The Final Wish (2020)
"It doesn’t entirely deliver on its potential."
This film begins under the light of a full moon. A young woman, blonde, exits a taxi, flirts with the driver, and enters a large, dark house. She’s alone. She’s preening in front of a mirror when she hears a creak somewhere behind her. She goes to investigate, calling to her parents. They don’t answer. The wind whistles. She sees something off camera, and she screams. So trope, so good.
The Final Wish is the first horror from director Timothy Woodward Jr., who until now has primarily worked in the action and Western genres. It’s co-written and co-produced by Jeffrey Reddick, creator of the Final Destination franchise, and features horror royalty in appearances from Lin Shaye and Tony Todd, so there is talent here. But it doesn’t entirely deliver on its potential.
"Any subtext is buried so deep you’d need an archeological excavation to dig it out."
We meet our main man, young Chicago lawyer Aaron Hammond (Michael Welch, Twilight), as he’s having the worst day of his life. The last straw is a phone call from his high-school sweetheart telling him that his dad has died. So he returns to the home and community he has neglected, and his dad’s impressive antiques collection. More horror ensues as he’s attacked by a dog, told off a lot by his mum Kate (Lin Shaye, A Nightmare on Elm Street, Insidious, Ouija) and, desperate for money, he looks to sell an old urn that, according to his stoner BFF, is giving off “some spooky vibes”. But Aaron’s luck soon changes and things really start to look up. It turns out that the urn is possessed by an ancient Mesopotamian Jinn and grants wishes. But this is a horror film and things are destined to go awry.
Look, The Final Wish isn’t great. There is nothing new here, and in fact, some of the stuff that has trickled down or been adopted as horror ‘influences’ can now be viewed as sort of offensive, for example the horribly outdated and thoroughly boring presentation of a psychiatric hospital. Also, a Jinn is an interesting choice of antagonist for a film led by a white Illinois family, and while the story perhaps comments on the dangers of antiques dealers making money off of ancient artefacts from the Middle East, any subtext is buried so deep you’d need an archeological excavation to dig it out. The production design is cheap-looking in places, the camerawork uses every horror shot in the book, and the script is derivative. Honestly, who outside of a thousand film and TV scripts has ever said something along the lines of: ‘Look I know it’s none of my business but…’ / ‘You’re right. It is none of your business.’?

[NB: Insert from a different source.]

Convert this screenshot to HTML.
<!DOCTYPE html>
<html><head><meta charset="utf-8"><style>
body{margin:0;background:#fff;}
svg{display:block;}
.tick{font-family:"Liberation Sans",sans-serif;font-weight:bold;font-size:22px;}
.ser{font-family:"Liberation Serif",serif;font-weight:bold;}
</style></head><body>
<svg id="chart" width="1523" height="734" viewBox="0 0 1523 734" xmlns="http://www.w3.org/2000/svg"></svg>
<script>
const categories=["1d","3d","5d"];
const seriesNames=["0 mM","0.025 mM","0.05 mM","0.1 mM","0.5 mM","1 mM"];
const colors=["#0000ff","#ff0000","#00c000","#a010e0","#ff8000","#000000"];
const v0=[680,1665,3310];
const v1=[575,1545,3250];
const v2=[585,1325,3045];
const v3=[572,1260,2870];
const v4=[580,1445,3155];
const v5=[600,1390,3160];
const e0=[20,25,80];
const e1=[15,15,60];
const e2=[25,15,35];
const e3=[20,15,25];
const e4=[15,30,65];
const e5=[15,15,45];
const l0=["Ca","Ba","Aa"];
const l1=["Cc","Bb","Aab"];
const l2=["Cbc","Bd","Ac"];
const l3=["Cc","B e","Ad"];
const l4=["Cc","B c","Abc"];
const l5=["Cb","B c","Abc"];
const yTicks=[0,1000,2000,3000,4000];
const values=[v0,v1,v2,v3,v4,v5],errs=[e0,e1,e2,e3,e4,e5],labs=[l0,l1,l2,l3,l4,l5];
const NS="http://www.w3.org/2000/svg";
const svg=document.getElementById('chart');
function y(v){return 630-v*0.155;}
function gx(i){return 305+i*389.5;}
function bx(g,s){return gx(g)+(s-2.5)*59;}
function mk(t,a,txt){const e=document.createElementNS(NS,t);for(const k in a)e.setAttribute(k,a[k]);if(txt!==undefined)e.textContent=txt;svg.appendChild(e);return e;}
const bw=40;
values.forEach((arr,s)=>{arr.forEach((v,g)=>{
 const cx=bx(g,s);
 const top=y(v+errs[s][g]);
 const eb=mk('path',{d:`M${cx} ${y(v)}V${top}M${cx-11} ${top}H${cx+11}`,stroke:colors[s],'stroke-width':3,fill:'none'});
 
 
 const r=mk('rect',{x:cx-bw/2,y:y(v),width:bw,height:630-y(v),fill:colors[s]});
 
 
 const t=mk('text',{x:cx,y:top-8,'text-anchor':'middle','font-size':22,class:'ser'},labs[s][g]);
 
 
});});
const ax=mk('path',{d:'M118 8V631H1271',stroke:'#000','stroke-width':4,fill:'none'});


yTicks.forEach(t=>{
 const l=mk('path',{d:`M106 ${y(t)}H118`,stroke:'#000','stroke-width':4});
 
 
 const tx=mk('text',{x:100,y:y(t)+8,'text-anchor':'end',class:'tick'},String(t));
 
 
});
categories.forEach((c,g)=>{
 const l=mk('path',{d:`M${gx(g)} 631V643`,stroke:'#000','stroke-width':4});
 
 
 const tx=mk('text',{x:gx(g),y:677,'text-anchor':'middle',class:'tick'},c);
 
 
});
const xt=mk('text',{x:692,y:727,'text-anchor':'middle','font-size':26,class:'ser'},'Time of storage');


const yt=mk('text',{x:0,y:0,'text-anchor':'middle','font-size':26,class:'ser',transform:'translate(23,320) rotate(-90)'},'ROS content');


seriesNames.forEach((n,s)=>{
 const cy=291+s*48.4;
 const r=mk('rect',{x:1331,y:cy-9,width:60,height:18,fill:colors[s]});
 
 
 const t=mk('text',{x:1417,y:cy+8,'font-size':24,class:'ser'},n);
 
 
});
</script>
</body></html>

"Adds nothing to the genre, but it’s entertaining enough while it’s on. I didn’t hate it."
Even the way the movie ends is something we’ve seen before in a bunch of mystical MacGuffin movies.
The film does have redeeming features. There’s some nice lighting, some decent shock and gore, and some pretty solid performances - Welch is decent in the lead role, and Lin Shaye and Tony Todd do not disappoint. Shaye is excellent; careering from depressed widow to furious matriarch, and turning it up to 11 as she comes under the spell of the magical goings-on. Todd is nicely understated as the librarian/antiques expert who fleetingly appears to send our heroes on a quest, naturally stealing the one scene he has.
This is one of those horror movies that feeds off of what has come before and adds nothing to the genre, but it’s entertaining enough while it’s on. I didn’t hate it.